Mining For Gold by Ron McEwan
Here’s how you can use the Commitment Of Traders report to help in trading commodities.
Coffee, oil, sugar, platinum, soybeans, oats, gasoline, and cheese are just a small handful of commodities you can trade. One of the most valuable data resources for traders today is the Commodity Futures Trading Commission’s (CFTC) Commitment Of Traders Report (COTR). The CFTC generates volumes of data on a daily basis, including the COTR that many are familiar with. On a weekly basis, the CFTC updates and makes available seven historical compressed COT reports, which are:
1. Disaggregated Futures Only Reports
2. Disaggregated Futures-and-Options Combined Reports
3. Traders in Financial Futures; Futures Only Reports
4. Traders in Financial Futures; Futures-and-Options Combined Reports
5. Futures Only Reports
6. Futures-and-Options Combined Reports
7. Commodity Index Trader Supplement
The amount of data is tremendous. In one month, for example, these seven reports include approximately 700,000 data points for more than 500 contracts. This is quite a large amount of information to try and analyze for trading ideas, but more than worth the effort.

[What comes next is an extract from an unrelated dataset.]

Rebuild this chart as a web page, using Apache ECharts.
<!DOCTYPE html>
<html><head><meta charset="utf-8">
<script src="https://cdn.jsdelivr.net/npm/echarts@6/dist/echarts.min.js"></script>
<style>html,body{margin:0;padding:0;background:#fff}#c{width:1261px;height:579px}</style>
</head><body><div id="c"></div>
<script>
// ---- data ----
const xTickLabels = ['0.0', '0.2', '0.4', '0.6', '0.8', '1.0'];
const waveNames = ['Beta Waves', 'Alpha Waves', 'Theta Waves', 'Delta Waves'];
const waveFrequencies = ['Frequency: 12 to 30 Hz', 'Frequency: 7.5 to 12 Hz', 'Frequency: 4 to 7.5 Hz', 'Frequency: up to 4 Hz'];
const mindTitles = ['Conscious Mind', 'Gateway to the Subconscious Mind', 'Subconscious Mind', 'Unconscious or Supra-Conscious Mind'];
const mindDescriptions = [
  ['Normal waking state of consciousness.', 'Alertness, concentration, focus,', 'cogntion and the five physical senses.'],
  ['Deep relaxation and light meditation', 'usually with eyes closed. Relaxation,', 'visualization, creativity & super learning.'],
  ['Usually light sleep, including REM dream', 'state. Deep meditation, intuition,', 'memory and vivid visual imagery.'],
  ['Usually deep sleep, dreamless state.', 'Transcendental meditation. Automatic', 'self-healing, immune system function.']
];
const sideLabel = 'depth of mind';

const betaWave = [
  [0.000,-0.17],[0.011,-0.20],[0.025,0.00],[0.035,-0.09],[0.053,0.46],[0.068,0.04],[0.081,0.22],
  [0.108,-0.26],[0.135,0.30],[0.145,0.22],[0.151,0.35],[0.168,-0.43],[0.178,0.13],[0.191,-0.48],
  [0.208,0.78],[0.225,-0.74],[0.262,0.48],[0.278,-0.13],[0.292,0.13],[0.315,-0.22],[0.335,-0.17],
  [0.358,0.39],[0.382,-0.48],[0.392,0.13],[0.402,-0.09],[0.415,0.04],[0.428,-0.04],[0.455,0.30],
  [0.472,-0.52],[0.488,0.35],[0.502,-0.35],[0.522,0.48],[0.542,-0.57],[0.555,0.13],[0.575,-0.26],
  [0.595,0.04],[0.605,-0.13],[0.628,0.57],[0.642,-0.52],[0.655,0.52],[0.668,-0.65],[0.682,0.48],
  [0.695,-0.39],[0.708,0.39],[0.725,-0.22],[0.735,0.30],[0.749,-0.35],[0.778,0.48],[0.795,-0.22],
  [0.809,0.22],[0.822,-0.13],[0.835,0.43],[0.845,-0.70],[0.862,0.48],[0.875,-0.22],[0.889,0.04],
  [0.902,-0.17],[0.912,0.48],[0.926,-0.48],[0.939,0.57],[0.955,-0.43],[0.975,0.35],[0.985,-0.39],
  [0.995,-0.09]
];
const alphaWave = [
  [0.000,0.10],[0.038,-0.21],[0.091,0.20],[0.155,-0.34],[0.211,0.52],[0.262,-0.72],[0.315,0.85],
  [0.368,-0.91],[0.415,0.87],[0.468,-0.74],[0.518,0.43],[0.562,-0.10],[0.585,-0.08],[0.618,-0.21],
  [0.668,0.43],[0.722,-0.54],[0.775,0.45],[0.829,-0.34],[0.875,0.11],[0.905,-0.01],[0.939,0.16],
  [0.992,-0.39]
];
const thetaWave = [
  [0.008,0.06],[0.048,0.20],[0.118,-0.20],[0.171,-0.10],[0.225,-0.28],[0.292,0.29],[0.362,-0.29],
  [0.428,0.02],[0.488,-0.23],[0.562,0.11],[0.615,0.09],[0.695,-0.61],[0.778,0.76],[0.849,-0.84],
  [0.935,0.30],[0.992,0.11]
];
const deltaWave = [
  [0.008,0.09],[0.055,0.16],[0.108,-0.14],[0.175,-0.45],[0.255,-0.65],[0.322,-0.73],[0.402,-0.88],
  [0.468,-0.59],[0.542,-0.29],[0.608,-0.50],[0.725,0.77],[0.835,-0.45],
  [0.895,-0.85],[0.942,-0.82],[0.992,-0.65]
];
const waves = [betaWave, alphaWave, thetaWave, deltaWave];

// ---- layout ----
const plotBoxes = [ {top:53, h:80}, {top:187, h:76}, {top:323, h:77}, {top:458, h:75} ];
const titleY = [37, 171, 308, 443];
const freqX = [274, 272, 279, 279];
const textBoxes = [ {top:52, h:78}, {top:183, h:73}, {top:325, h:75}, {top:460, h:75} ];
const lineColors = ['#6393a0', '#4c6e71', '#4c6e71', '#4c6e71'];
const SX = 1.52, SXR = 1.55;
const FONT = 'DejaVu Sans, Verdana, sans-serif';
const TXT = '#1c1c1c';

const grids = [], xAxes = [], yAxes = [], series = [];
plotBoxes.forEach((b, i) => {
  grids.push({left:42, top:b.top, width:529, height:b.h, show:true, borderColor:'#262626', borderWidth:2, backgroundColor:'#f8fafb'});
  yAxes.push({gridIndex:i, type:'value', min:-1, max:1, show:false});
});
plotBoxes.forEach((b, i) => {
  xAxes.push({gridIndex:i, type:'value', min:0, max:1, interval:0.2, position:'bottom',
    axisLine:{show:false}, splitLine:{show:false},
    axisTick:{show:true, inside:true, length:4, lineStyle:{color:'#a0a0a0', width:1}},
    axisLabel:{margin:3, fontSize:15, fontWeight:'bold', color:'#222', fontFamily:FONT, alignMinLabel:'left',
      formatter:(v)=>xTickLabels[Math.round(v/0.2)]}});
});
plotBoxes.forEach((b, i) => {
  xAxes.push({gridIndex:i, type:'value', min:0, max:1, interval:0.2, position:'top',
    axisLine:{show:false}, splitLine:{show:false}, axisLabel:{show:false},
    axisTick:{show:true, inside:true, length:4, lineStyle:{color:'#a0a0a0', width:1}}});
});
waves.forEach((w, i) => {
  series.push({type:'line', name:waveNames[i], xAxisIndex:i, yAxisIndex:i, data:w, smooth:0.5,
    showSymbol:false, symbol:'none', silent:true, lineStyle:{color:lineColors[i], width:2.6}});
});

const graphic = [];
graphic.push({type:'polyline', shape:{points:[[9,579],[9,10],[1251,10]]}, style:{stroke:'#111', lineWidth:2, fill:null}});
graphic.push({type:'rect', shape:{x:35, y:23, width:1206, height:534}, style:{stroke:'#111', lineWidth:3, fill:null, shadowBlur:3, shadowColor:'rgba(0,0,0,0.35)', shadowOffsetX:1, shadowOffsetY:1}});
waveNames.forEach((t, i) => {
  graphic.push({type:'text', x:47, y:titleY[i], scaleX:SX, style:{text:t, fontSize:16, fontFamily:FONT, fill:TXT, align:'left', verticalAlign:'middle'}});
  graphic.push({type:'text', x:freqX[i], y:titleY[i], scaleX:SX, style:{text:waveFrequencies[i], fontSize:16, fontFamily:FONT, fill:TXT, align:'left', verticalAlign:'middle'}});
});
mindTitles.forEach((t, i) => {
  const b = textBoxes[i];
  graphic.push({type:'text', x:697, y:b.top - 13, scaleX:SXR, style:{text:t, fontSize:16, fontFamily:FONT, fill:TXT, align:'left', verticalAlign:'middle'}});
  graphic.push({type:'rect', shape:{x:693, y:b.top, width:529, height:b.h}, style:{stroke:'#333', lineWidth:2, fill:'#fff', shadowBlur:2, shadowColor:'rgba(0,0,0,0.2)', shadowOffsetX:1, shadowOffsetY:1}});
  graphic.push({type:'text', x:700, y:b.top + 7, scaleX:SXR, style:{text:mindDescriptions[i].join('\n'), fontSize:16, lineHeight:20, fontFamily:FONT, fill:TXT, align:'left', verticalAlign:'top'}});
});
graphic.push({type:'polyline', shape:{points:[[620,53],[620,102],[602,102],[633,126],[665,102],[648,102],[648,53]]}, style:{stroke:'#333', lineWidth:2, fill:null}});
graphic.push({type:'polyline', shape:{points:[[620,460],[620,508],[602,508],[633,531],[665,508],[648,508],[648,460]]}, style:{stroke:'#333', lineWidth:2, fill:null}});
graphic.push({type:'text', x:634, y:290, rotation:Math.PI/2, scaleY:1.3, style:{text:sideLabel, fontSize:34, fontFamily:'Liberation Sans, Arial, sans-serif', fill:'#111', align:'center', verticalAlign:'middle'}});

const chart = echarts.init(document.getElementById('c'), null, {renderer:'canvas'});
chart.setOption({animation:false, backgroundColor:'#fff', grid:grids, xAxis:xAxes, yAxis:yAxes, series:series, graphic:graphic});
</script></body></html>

Most of the COT analysis you find on the Internet will focus on these categories:
• Long report
• Open interest
• Nonreportable positions
• Number of traders
• Reportable positions
• Short report
That gives us about 29,000 data points used in all the reports. Most of the data is generally ignored by COT analysts. Do we need the rest of the data? Are we to assume that the CFTC has a number of people simply generating large reports? I don’t think so. The data generated by the CFTC is a gold mine of information. Unfortunately, you need to do some digging to find the nuggets.
These days, if you have a personal computer, a spreadsheet program, and an Internet connection, you can now apply some extremely powerful data mining tools to the reports to automate the search for the valuable relationships hidden in them.